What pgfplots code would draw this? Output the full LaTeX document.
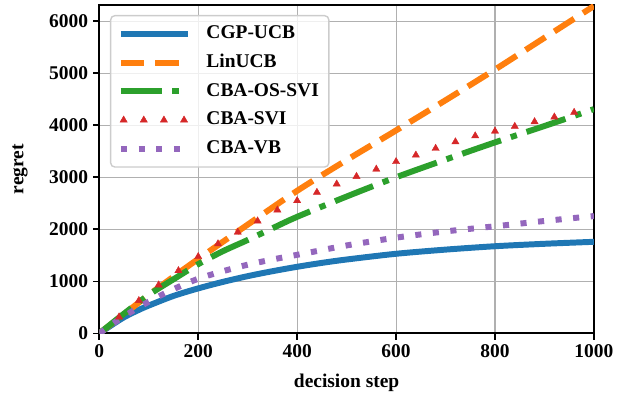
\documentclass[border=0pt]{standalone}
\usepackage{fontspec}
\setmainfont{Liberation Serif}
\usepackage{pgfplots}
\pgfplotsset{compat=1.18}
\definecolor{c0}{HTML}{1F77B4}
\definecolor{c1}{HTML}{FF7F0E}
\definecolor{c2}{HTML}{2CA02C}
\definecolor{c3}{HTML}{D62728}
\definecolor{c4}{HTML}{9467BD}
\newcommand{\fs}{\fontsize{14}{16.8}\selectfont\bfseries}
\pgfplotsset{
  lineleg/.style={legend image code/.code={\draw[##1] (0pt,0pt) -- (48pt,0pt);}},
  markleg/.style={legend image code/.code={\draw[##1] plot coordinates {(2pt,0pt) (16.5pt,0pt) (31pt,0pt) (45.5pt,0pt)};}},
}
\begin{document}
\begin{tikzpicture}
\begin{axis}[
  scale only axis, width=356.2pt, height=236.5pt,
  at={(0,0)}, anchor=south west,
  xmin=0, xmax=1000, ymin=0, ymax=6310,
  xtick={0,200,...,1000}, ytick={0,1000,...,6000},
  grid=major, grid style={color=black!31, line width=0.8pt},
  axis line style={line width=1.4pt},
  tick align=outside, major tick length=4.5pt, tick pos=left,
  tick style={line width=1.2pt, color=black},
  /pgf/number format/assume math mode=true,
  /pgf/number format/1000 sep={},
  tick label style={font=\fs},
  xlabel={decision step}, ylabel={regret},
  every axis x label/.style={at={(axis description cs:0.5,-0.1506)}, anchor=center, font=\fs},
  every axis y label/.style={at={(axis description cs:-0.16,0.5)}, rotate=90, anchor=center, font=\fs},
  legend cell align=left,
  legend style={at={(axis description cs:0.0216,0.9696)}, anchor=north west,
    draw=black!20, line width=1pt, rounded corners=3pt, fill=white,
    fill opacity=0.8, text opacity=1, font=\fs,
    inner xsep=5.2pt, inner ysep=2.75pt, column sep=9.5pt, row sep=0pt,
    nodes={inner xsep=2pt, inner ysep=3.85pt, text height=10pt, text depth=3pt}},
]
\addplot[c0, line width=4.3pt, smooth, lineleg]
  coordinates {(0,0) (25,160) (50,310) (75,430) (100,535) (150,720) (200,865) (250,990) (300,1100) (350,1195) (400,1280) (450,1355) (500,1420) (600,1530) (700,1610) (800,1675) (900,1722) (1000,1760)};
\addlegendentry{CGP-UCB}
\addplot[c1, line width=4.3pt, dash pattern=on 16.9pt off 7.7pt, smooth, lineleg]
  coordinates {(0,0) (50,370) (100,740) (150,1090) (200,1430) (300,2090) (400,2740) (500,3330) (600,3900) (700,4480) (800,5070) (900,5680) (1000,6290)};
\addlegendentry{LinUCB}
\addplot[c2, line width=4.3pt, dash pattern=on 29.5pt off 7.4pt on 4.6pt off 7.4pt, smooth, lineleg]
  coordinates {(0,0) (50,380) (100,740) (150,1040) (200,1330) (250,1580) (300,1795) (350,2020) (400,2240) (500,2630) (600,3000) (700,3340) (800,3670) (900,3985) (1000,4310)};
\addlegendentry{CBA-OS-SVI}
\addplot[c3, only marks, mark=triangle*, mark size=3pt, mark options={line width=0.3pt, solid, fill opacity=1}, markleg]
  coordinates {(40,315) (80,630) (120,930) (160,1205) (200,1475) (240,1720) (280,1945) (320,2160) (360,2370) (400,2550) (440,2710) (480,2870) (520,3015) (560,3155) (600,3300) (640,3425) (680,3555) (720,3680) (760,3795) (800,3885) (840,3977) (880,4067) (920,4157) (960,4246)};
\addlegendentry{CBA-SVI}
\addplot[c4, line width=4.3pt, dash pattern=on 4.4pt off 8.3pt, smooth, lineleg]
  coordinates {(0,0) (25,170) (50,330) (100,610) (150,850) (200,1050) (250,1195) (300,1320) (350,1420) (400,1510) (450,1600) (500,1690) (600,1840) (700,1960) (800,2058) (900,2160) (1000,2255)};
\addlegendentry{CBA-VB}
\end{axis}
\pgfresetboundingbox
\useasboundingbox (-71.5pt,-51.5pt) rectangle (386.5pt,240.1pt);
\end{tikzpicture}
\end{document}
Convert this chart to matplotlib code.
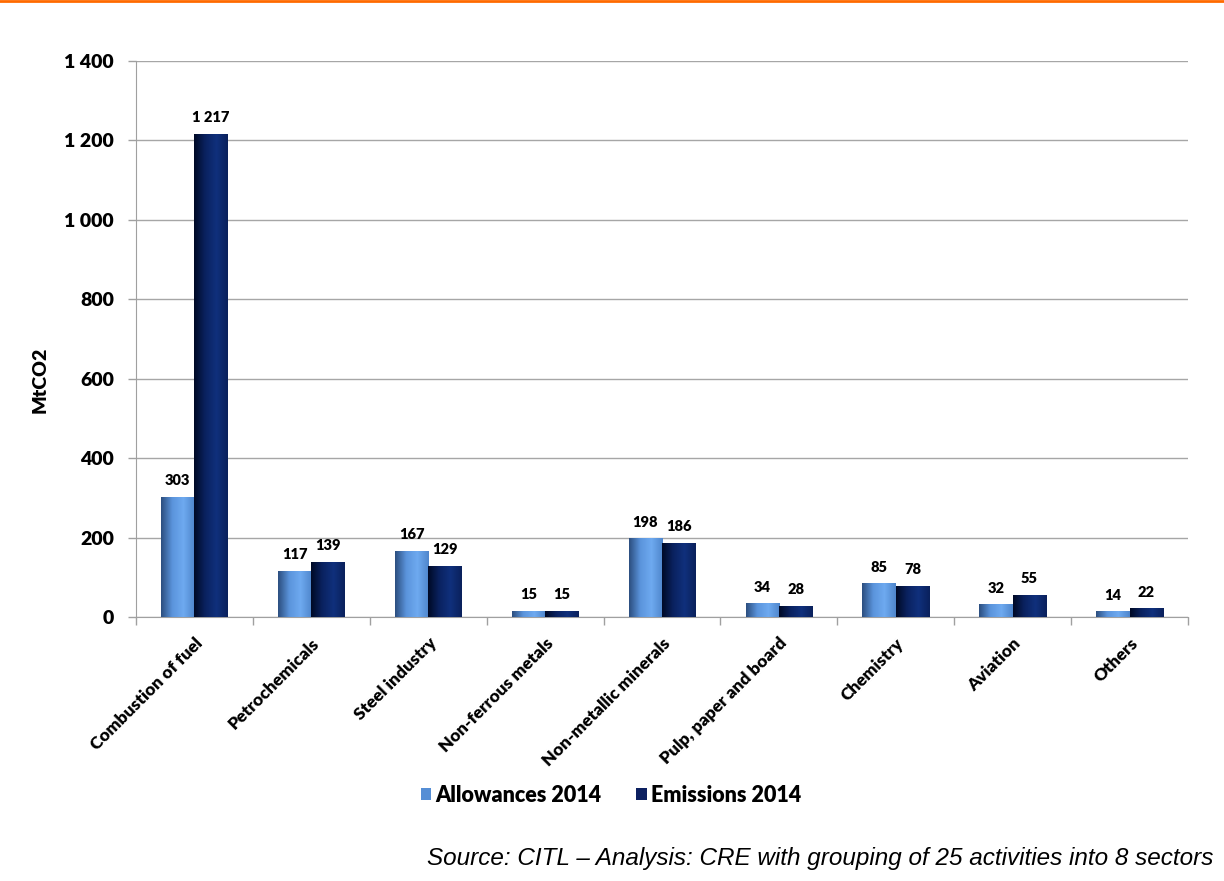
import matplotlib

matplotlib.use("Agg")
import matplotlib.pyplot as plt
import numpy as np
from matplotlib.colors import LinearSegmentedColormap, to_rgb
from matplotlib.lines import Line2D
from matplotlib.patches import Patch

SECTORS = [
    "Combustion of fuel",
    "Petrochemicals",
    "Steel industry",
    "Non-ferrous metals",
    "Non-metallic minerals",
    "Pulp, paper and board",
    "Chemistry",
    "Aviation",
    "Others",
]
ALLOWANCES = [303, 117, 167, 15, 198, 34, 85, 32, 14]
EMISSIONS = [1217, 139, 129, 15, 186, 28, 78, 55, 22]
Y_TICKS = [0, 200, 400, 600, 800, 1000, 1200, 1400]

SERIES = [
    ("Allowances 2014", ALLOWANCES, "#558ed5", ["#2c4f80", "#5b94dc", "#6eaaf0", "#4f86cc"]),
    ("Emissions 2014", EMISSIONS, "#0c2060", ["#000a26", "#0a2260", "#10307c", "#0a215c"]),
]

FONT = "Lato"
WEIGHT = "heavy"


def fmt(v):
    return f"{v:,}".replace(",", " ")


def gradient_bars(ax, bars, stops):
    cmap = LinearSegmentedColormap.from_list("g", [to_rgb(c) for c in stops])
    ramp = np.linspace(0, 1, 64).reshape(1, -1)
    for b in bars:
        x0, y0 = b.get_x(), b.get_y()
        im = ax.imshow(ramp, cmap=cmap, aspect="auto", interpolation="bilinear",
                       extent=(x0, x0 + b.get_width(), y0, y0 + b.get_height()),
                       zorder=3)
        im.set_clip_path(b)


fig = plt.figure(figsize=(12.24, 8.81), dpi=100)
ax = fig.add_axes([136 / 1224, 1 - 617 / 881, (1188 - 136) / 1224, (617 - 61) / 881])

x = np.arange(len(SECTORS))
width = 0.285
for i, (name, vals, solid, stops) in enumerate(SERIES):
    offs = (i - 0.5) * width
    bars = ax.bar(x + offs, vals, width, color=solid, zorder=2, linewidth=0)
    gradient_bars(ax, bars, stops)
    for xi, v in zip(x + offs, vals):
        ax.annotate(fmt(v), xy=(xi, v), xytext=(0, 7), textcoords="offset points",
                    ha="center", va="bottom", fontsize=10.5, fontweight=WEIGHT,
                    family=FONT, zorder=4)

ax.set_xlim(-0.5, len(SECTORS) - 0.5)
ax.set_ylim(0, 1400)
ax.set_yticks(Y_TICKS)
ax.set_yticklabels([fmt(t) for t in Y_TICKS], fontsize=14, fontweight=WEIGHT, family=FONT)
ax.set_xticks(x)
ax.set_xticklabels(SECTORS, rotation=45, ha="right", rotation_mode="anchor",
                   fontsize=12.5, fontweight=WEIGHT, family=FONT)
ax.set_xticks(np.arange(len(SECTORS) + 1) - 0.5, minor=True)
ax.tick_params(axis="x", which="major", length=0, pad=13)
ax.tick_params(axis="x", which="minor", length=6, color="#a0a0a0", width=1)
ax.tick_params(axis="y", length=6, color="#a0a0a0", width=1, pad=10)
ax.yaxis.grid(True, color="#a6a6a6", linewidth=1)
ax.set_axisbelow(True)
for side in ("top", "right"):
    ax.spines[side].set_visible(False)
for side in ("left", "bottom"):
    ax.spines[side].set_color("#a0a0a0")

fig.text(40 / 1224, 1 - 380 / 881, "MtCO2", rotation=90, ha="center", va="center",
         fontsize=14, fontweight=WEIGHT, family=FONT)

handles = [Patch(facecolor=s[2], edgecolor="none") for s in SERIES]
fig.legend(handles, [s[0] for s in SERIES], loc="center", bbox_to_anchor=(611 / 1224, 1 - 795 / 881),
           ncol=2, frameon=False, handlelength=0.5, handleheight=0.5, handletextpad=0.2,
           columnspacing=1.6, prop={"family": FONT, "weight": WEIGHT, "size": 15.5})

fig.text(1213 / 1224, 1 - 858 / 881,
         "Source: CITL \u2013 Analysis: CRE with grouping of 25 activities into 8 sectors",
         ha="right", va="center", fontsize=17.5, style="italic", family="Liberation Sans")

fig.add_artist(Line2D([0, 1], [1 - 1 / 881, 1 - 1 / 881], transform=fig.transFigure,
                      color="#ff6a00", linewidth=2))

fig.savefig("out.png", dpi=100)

──────

Task brief
Without the pictures, give again exactly the lines above starting at the line containing "Convert this chart to matplotlib code." and ending at the line containing "Y_TICKS = [0, 200, 400, 600, 800, 1000, 1200, 1400]".

Full response
Convert this chart to matplotlib code.
import matplotlib

matplotlib.use("Agg")
import matplotlib.pyplot as plt
import numpy as np
from matplotlib.colors import LinearSegmentedColormap, to_rgb
from matplotlib.lines import Line2D
from matplotlib.patches import Patch

SECTORS = [
    "Combustion of fuel",
    "Petrochemicals",
    "Steel industry",
    "Non-ferrous metals",
    "Non-metallic minerals",
    "Pulp, paper and board",
    "Chemistry",
    "Aviation",
    "Others",
]
ALLOWANCES = [303, 117, 167, 15, 198, 34, 85, 32, 14]
EMISSIONS = [1217, 139, 129, 15, 186, 28, 78, 55, 22]
Y_TICKS = [0, 200, 400, 600, 800, 1000, 1200, 1400]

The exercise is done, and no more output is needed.